7. File Periodic Reports
In Colorado, corporations must file a periodic report annually. As with before, this report is filed to the Colorado Secretary of State. The periodic report is required to be filed at each year anniversary of your corporation’s formation, and you have 3 months to do so. Colorado’s Business Division has a convenient email notification service that you can sign up for, so that you don’t miss the 3 month filing window.
8. Other Tax and Regulatory Requirements
There are some other tax and regulatory requirements that your corporation will have to adhere to:
S Corporation Filing: If you want to identify your company as an S corporation for tax purposes, you’ll have to get all shareholders to sign Form 2553 Election by a Small Business Corporation. The window to file this election is approximately two and a half months after your corporation’s first tax year has begun.

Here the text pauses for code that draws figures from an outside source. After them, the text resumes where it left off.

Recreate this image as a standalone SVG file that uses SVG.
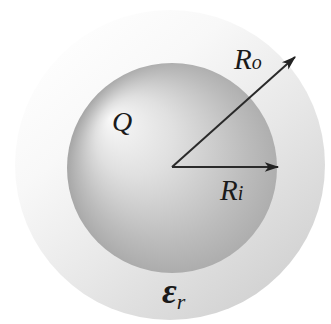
<svg xmlns="http://www.w3.org/2000/svg" width="331" height="324" viewBox="0 0 331 324">
<defs>
<linearGradient id="outerG" x1="0.1" y1="0.05" x2="0.85" y2="0.95">
<stop offset="0" stop-color="#ffffff"/>
<stop offset="0.3" stop-color="#f8f8f8"/>
<stop offset="0.6" stop-color="#e8e8e8"/>
<stop offset="1" stop-color="#d0d0d0"/>
</linearGradient>
<radialGradient id="innerG" cx="180" cy="170" r="112" fx="110" fy="118" gradientUnits="userSpaceOnUse">
<stop offset="0" stop-color="#f8f8f8"/>
<stop offset="0.35" stop-color="#e0e0e0"/>
<stop offset="0.75" stop-color="#bcbcbc"/>
<stop offset="1" stop-color="#a8a8a8"/>
</radialGradient>
<marker id="arr" viewBox="0 0 12 10" refX="11" refY="5" markerWidth="17" markerHeight="12" markerUnits="userSpaceOnUse" orient="auto">
<path d="M0,1 L12,5 L0,9 L3,5 Z" fill="#222"/>
</marker>
<style>
.lbl{font-family:"Liberation Serif","DejaVu Serif",serif;font-style:italic;fill:#1a1a1a}
.arrow{stroke:#2a2a2a;stroke-width:2;fill:none;marker-end:url(#arr)}
</style>
</defs>
<rect width="331" height="324" fill="#ffffff"/>
<g id="outer">
<circle cx="170" cy="165" r="155" fill="url(#outerG)"/>
</g>
<g id="inner">
<circle cx="172" cy="168" r="105" fill="url(#innerG)"/>
</g>
<g id="connectors">
<line class="arrow" x1="172" y1="167" x2="295" y2="57"/>
<line class="arrow" x1="172" y1="167" x2="278" y2="167"/>
</g>
<g id="labels">
<text class="lbl" x="234" y="69" font-size="29">R<tspan font-size="20">o</tspan></text>
<text class="lbl" x="220" y="200" font-size="29">R<tspan font-size="20">i</tspan></text>
<text class="lbl" x="112" y="131" font-size="28">Q</text>
<text class="lbl" x="162" y="303" font-size="36" font-weight="bold">ε<tspan font-size="22" font-weight="normal" dy="6">r</tspan></text>
</g>
</svg>
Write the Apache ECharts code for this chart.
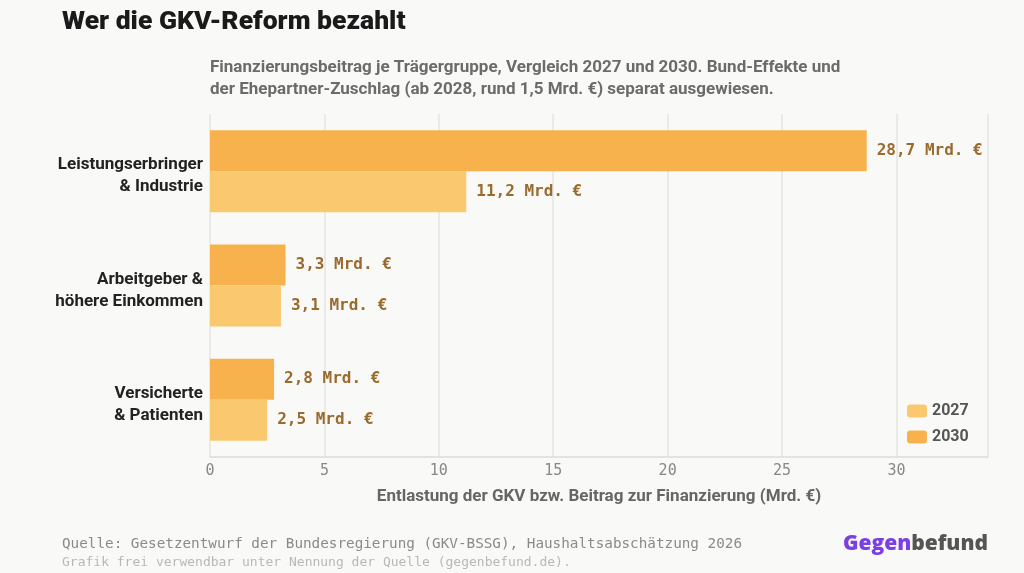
<!DOCTYPE html>
<html>
<head>
<meta charset="utf-8">
<script src="https://cdn.jsdelivr.net/npm/echarts@6/dist/echarts.min.js"></script>
<style>
  html, body { margin: 0; padding: 0; background: #f9f9f7; }
  #chart { width: 1024px; height: 573px; }
</style>
</head>
<body>
<div id="chart"></div>
<script>
// Kategorien (von oben nach unten)
const categories = ['Leistungserbringer\n& Industrie', 'Arbeitgeber &\nhöhere Einkommen', 'Versicherte\n& Patienten']
const values2027 = [11.2, 3.1, 2.5]
const values2030 = [28.7, 3.3, 2.8]
const xTicks = [0, 5, 10, 15, 20, 25, 30]

const chart = echarts.init(document.getElementById('chart'))

function fmt(v) {
  return v.toFixed(1).replace('.', ',') + ' Mrd. €'
}

const labelStyle = {
  show: true,
  position: 'right',
  distance: 10,
  color: '#9a6b2e',
  fontFamily: 'DejaVu Sans Mono',
  fontWeight: 'bold',
  fontSize: 16,
  formatter: (p) => fmt(p.value),
}

const option = {
  backgroundColor: '#f9f9f7',
  animation: false,
  title: [
    {
      text: 'Wer die GKV-Reform bezahlt',
      left: 57,
      top: 4,
      textStyle: {
        fontFamily: 'Roboto',
        fontWeight: 900,
        fontSize: 26.5,
        color: '#1a1a1a',
      },
    },
    {
      text: 'Finanzierungsbeitrag je Trägergruppe, Vergleich 2027 und 2030. Bund-Effekte und\nder Ehepartner-Zuschlag (ab 2028, rund 1,5 Mrd. €) separat ausgewiesen.',
      left: 205,
      top: 52,
      textStyle: {
        fontFamily: 'Roboto',
        fontWeight: 'bold',
        fontSize: 17,
        lineHeight: 22,
        color: '#6b6b6b',
      },
    },
  ],
  legend: {
    orient: 'vertical',
    left: 902,
    top: 398,
    itemWidth: 20,
    itemHeight: 13,
    itemGap: 10,
    data: ['2027', '2030'],
    textStyle: {
      fontFamily: 'Roboto',
      fontWeight: 'bold',
      fontSize: 16,
      color: '#555',
    },
  },
  grid: {
    left: 210,
    right: 36,
    top: 114,
    bottom: 116,
  },
  xAxis: {
    type: 'value',
    min: 0,
    max: 34,
    interval: 5,
    name: 'Entlastung der GKV bzw. Beitrag zur Finanzierung (Mrd. €)',
    nameLocation: 'middle',
    nameGap: 31,
    nameTextStyle: {
      fontFamily: 'Roboto',
      fontWeight: 'bold',
      fontSize: 17,
      color: '#666',
    },
    axisLine: { show: true, lineStyle: { color: '#dcdcdc', width: 1.5 } },
    axisTick: { show: false },
    splitLine: { show: true, lineStyle: { color: '#e4e4e4', width: 1.5 } },
    axisLabel: {
      margin: 7,
      color: '#888',
      fontFamily: 'DejaVu Sans Mono',
      fontSize: 15,
      formatter: (v) => (xTicks.includes(v) ? String(v) : ''),
    },
  },
  yAxis: {
    type: 'category',
    inverse: true,
    data: categories,
    axisLine: { show: false },
    axisTick: { show: false },
    axisLabel: {
      margin: 7,
      color: '#222',
      fontFamily: 'Roboto',
      fontWeight: 'bold',
      fontSize: 17,
      lineHeight: 22,
      align: 'right',
      formatter: (v) => v.split('\n').map((s) => '{c|' + s + '}').join('\n'),
      rich: {
        c: {
          color: '#222',
          fontFamily: 'Roboto',
          fontWeight: 'bold',
          fontSize: 17,
          lineHeight: 22,
          padding: [10, 0, 0, 0],
        },
      },
    },
  },
  series: [
    {
      name: '2030',
      type: 'bar',
      data: values2030,
      color: '#f7b24d',
      barWidth: 41,
      barGap: '0%',
      label: labelStyle,
    },
    {
      name: '2027',
      type: 'bar',
      data: values2027,
      color: '#fac96f',
      barWidth: 41,
      barGap: '0%',
      label: labelStyle,
    },
  ],
  graphic: [
    {
      type: 'text',
      left: 62,
      top: 537,
      style: {
        text: 'Quelle: Gesetzentwurf der Bundesregierung (GKV-BSSG), Haushaltsabschätzung 2026',
        fontFamily: 'DejaVu Sans Mono',
        fontSize: 14.3,
        fill: '#8a8a8a',
      },
    },
    {
      type: 'text',
      left: 62,
      top: 556,
      style: {
        text: 'Grafik frei verwendbar unter Nennung der Quelle (gegenbefund.de).',
        fontFamily: 'DejaVu Sans Mono',
        fontSize: 13,
        fill: '#b8b8b8',
      },
    },
    {
      type: 'text',
      right: 36,
      top: 534,
      style: {
        text: '{a|Gegen}{b|befund}',
        rich: {
          a: { fontFamily: 'Open Sans', fontWeight: 800, fontSize: 21, fill: '#7b3fe4', color: '#7b3fe4' },
          b: { fontFamily: 'Open Sans', fontWeight: 800, fontSize: 21, fill: '#555', color: '#555' },
        },
      },
    },
  ],
}

chart.setOption(option)
</script>
</body>
</html>
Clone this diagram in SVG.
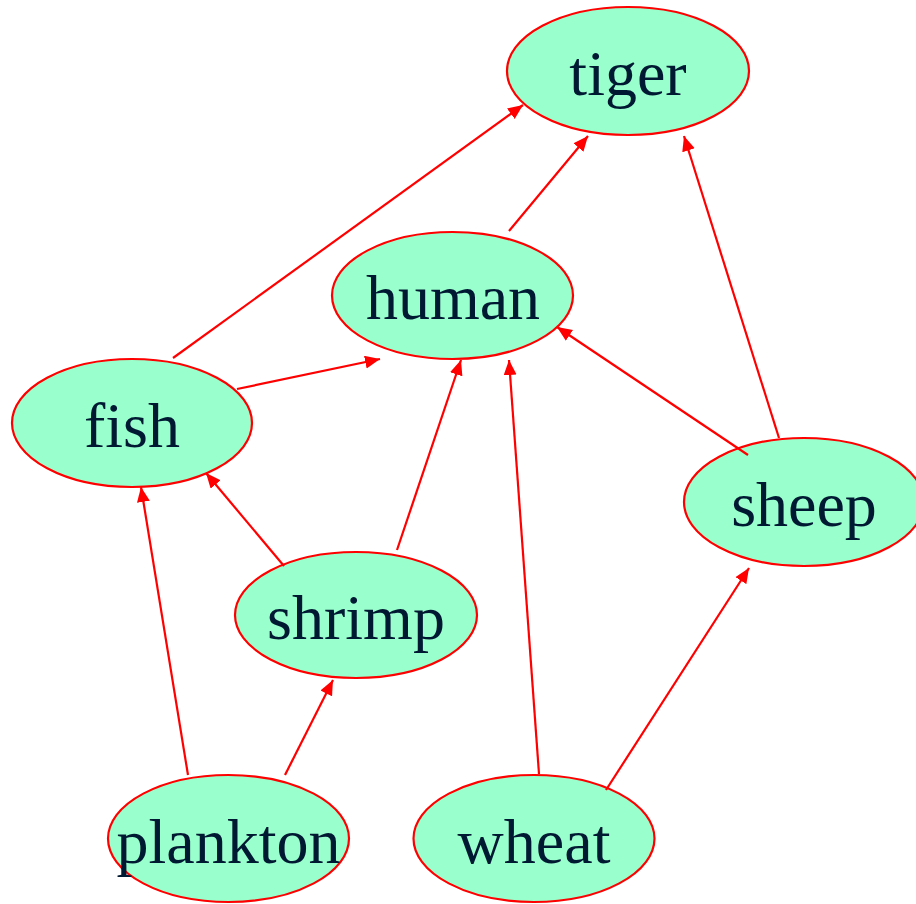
<svg xmlns="http://www.w3.org/2000/svg" width="916" height="904" viewBox="0 0 916 904">
<defs>
<style>
.n ellipse{fill:#99ffcc;stroke:#ff0000;stroke-width:2.2}
.n text{font-family:"Liberation Serif","Times New Roman",serif;font-size:64px;fill:#001933;text-anchor:middle}
.e line{stroke:#ff0000;stroke-width:2.2;marker-end:url(#ah)}
</style>
<marker id="ah" markerUnits="userSpaceOnUse" markerWidth="16" markerHeight="14" refX="15" refY="6.5" orient="auto">
<path d="M0,0 L15,6.5 L0,13 z" fill="#ff0000"/>
</marker>
</defs>
<g id="tiger" class="n"><ellipse cx="628" cy="71" rx="121" ry="64"/><text x="628" y="95">tiger</text></g>
<g id="human" class="n"><ellipse cx="452.5" cy="295.5" rx="120.5" ry="63.5"/><text x="453" y="319">human</text></g>
<g id="fish" class="n"><ellipse cx="132" cy="423" rx="120" ry="64"/><text x="132" y="447">fish</text></g>
<g id="sheep" class="n"><ellipse cx="804" cy="502" rx="120" ry="64"/><text x="804" y="526">sheep</text></g>
<g id="shrimp" class="n"><ellipse cx="356" cy="615" rx="121" ry="63"/><text x="356" y="639">shrimp</text></g>
<g id="plankton" class="n"><ellipse cx="228.5" cy="838.5" rx="120.5" ry="63.5"/><text x="228.5" y="863">plankton</text></g>
<g id="wheat" class="n"><ellipse cx="534" cy="838.5" rx="120.5" ry="63.5"/><text x="534" y="863">wheat</text></g>
<g id="connectors" class="e">
<line x1="173" y1="358" x2="523" y2="105"/>
<line x1="509" y1="231" x2="588" y2="136"/>
<line x1="779" y1="438" x2="684" y2="136"/>
<line x1="237" y1="389" x2="380" y2="359"/>
<line x1="397" y1="550" x2="461" y2="360"/>
<line x1="539" y1="774" x2="509" y2="360"/>
<line x1="748" y1="455" x2="557" y2="327"/>
<line x1="284" y1="566" x2="206" y2="473"/>
<line x1="188" y1="775" x2="141" y2="487"/>
<line x1="285" y1="775" x2="333" y2="680"/>
<line x1="606" y1="790" x2="749" y2="568"/>
</g>
</svg>
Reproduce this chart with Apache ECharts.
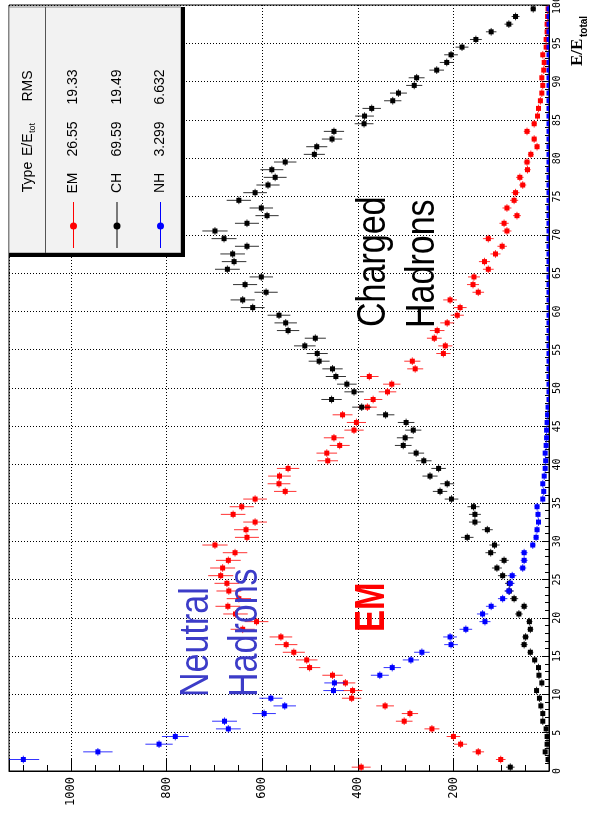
<!DOCTYPE html>
<html>
<head>
<meta charset="utf-8">
<script src="https://cdn.jsdelivr.net/npm/echarts@6/dist/echarts.min.js"></script>
<style>html,body{margin:0;padding:0;background:#fff;}#c{width:590px;height:822px;}</style>
</head>
<body>
<div id="c"></div>
<script>
// Histogram bins: E/E_total in % (bin centers of 1-unit bins)
const binCenters = Array.from({length: 100}, (_, i) => i + 0.5);

// EM fraction counts
const emCounts = [393,101,148,185,200,245,303,291,343,413,
  411,426,453,501,507,534,550,561,641,612,
  656,672,649,670,674,687,683,671,657,699,
  632,634,615,661,643,615,552,565,564,546,
  463,465,438,450,408,403,432,380,368,338,
  329,376,280,286,221,217,240,234,213,192,
  186,207,148,159,157,127,135,112,98,127,
  88,94,67,88,73,70,55,61,45,46,
  38,25,31,46,31,24,22,18,15,13,
  15,11,10,13,6,6,4,4,3,2];

// Charged hadron fraction counts
const chCounts = [81,2,8,4,4,6,13,13,17,20,
  26,15,21,22,30,39,52,49,39,41,
  63,52,73,83,83,97,109,94,122,114,
  171,129,155,155,158,204,228,213,249,231,
  262,278,305,301,284,299,342,392,455,408,
  423,446,453,481,485,511,489,546,551,565,
  620,641,592,636,602,673,659,662,632,680,
  699,632,590,602,649,615,588,573,580,552,
  491,486,454,450,387,386,371,327,315,282,
  277,235,214,205,182,153,121,84,70,33];

// Neutral hadron fraction counts (first bin is off scale)
const nhCounts = [null,1100,944,816,782,671,679,596,553,582,
  451,449,354,328,289,266,205,207,174,134,
  139,121,97,84,81,77,55,52,52,34,
  27,25,22,23,25,13,11,13,10,8,
  7,8,6,5,5,4,3,2,0,0,
  0,0,0,0,0,0,0,0,0,0,
  0,0,0,0,0,0,0,0,0,0,
  0,0,0,0,0,0,0,0,0,0,
  0,0,0,0,0,0,0,0,0,0,
  0,0,0,0,0,0,0,0,0,0];

// Legend table
const legendHeader = ['Type', 'E/E', 'tot', 'RMS'];
const legendRows = [
  {name: 'EM', mean: '26.55', rms: '19.33', color: '#ff0000'},
  {name: 'CH', mean: '69.59', rms: '19.49', color: '#000000'},
  {name: 'NH', mean: '3.299', rms: '6.632', color: '#0000ff'}
];

const countTicks = {min: 0, max: 1130, interval: 200};
const fracTicks = {min: 0, max: 100, interval: 5};

function makeSeries(name, values, color) {
  const data = [];
  values.forEach((v, i) => {
    if (v === null || v === undefined) return;
    data.push([binCenters[i], v, Math.sqrt(v)]);
  });
  return {
    type: 'custom',
    name: name,
    data: data,
    clip: true,
    z: 5,
    encode: {x: 1, y: 0},
    renderItem: function (params, api) {
      const e = api.value(0), c = api.value(1), err = api.value(2);
      const p = api.coord([c, e]);
      const pl = api.coord([c - err, e]);
      const pr = api.coord([c + err, e]);
      const pb = api.coord([c, e - 0.5]);
      const pt = api.coord([c, e + 0.5]);
      return {
        type: 'group',
        children: [
          {type: 'line', shape: {x1: pl[0], y1: p[1], x2: pr[0], y2: p[1]},
           style: {stroke: color, lineWidth: 1, opacity: 0.8}},
          {type: 'line', shape: {x1: p[0], y1: pb[1], x2: p[0], y2: pt[1]},
           style: {stroke: color, lineWidth: 1, opacity: 0.8}},
          {type: 'rect', shape: {x: p[0] - 2.5, y: p[1] - 2.5, width: 5, height: 5},
           style: {fill: color}}
        ]
      };
    }
  };
}

// rotated text (reads bottom-to-top), bx = baseline x, sy = start y
function rtext(str, bx, sy, size, color, opts) {
  opts = opts || {};
  const fam = opts.family || '"Liberation Sans", Arial, sans-serif';
  const off = 0.3465 * size;
  return {
    type: 'text', z: 100,
    x: bx - off, y: sy, rotation: Math.PI / 2,
    scaleX: opts.sx || 1, scaleY: 1,
    style: {
      text: str, fill: color,
      font: (opts.weight || 'normal') + ' ' + size + 'px ' + fam,
      align: 'left', verticalAlign: 'middle',
      textAlign: 'left', textVerticalAlign: 'middle'
    }
  };
}
// rotated text centred on (cx, cy)
function ctext(str, cx, cy, size, color, opts) {
  opts = opts || {};
  const fam = opts.family || '"Liberation Sans", Arial, sans-serif';
  return {
    type: 'text', z: 100,
    x: cx, y: cy, rotation: Math.PI / 2,
    style: {
      text: str, fill: color,
      font: (opts.weight || 'normal') + ' ' + size + 'px ' + fam,
      align: 'center', verticalAlign: 'middle',
      textAlign: 'center', textVerticalAlign: 'middle'
    }
  };
}

const graphics = [];
// legend box
graphics.push({type: 'rect', z: 99, shape: {x: 9, y: 7, width: 172, height: 246},
  style: {fill: '#f2f2f2', stroke: '#888', lineWidth: 1}});
graphics.push({type: 'rect', z: 100, shape: {x: 181, y: 7, width: 4, height: 250}, style: {fill: '#000'}});
graphics.push({type: 'rect', z: 100, shape: {x: 9, y: 253, width: 176, height: 4}, style: {fill: '#000'}});
graphics.push({type: 'line', z: 100, shape: {x1: 45.5, y1: 7, x2: 45.5, y2: 253},
  style: {stroke: '#555', lineWidth: 1}});
// header
graphics.push(ctext(legendHeader[0], 28, 177, 14, '#000'));
graphics.push(rtext(legendHeader[1], 33, 156, 14, '#000'));
graphics.push(rtext(legendHeader[2], 36, 133, 9, '#000'));
graphics.push(ctext(legendHeader[3], 28, 86, 14, '#000'));
// rows
const rowX = [73.5, 117, 160.5];
legendRows.forEach((r, i) => {
  const x = rowX[i];
  graphics.push({type: 'line', z: 100, shape: {x1: x, y1: 202, x2: x, y2: 248},
    style: {stroke: r.color, lineWidth: 1}});
  graphics.push({type: 'circle', z: 101, shape: {cx: x, cy: 226, r: 3.5}, style: {fill: r.color}});
  graphics.push(ctext(r.name, x, 183, 14, '#000'));
  graphics.push(ctext(r.mean, x, 139, 14, '#000'));
  graphics.push(ctext(r.rms, x, 87, 14, '#000'));
});
// annotations
graphics.push(rtext('Neutral', 211, 697, 41, '#3c3cc8', {sx: 0.83}));
graphics.push(rtext('Hadrons', 260, 697, 41, '#3c3cc8', {sx: 0.83}));
graphics.push(rtext('EM', 387, 632, 43, '#ff0000', {sx: 0.77, weight: 'bold'}));
graphics.push(rtext('Charged', 388, 327, 41, '#000', {sx: 0.83}));
graphics.push(rtext('Hadrons', 437, 328, 41, '#000', {sx: 0.83}));
// axis title E/E_total
graphics.push(rtext('E/E', 583, 66, 17, '#000', {weight: 'bold', family: '"Liberation Serif", serif'}));
graphics.push(rtext('total', 588, 37, 10, '#000', {weight: 'bold'}));

const chart = echarts.init(document.getElementById('c'), null, {renderer: 'canvas'});
chart.setOption({
  backgroundColor: '#fff',
  animation: false,
  grid: {left: 9, right: 41, top: 5, bottom: 51, containLabel: false, outerBoundsMode: 'none',
    show: true, borderColor: '#000', borderWidth: 1, backgroundColor: 'transparent'},
  xAxis: {
    type: 'value', min: countTicks.min, max: countTicks.max, interval: countTicks.interval,
    inverse: true, position: 'bottom',
    axisLine: {show: true, lineStyle: {color: '#000', width: 1}},
    axisTick: {show: true, inside: true, length: 12, lineStyle: {color: '#000'}},
    minorTick: {show: true, splitNumber: 4, length: 6, lineStyle: {color: '#000'}},
    splitLine: {show: true, lineStyle: {color: '#000', type: [1, 2], width: 1}},
    axisLabel: {rotate: 90, margin: 6, color: '#000', fontSize: 12,
      fontFamily: '"DejaVu Sans Mono", monospace',
      showMinLabel: false, showMaxLabel: false,
      formatter: v => (v > 0 && v % 200 === 0) ? String(v) : ''}
  },
  yAxis: {
    type: 'value', min: fracTicks.min, max: fracTicks.max, interval: fracTicks.interval,
    position: 'right',
    axisLine: {show: true, lineStyle: {color: '#000', width: 1}},
    axisTick: {show: true, inside: true, length: 7, lineStyle: {color: '#000'}},
    minorTick: {show: true, splitNumber: 5, length: 4, lineStyle: {color: '#000'}},
    splitLine: {show: true, lineStyle: {color: '#000', type: [1, 2], width: 1}},
    axisLabel: {rotate: 90, margin: 3, color: '#000', fontSize: 10,
      fontFamily: '"DejaVu Sans Mono", monospace', showMinLabel: true, showMaxLabel: true}
  },
  series: [
    makeSeries('EM', emCounts, '#ff0000'),
    makeSeries('CH', chCounts, '#000000'),
    makeSeries('NH', nhCounts, '#0000ff')
  ],
  graphic: {elements: graphics}
});
</script>
</body>
</html>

The IRS has more information on S corporations here.
EIN: This an employer identification number. Your company must have an EIN to adhere to federal laws, and you can get one by completing an application on the IRS website (there’s no fee to file this form.)
Business Licenses: We briefly discussed business licenses earlier; they depend on the type of business you’re operating and can be for the local or state level. Contact the county and city clerk in order to find out what local licenses you’ll need to obtain. For state licenses, you will need to check the Colorado Department of Regulatory Agencies as well as the Colorado Office of Economic Development License Database.
Department of Revenue: For some instances, such as if your business involves selling goods and collecting sales tax, you will have to register with Colorado’s Department of Revenue (DOR.)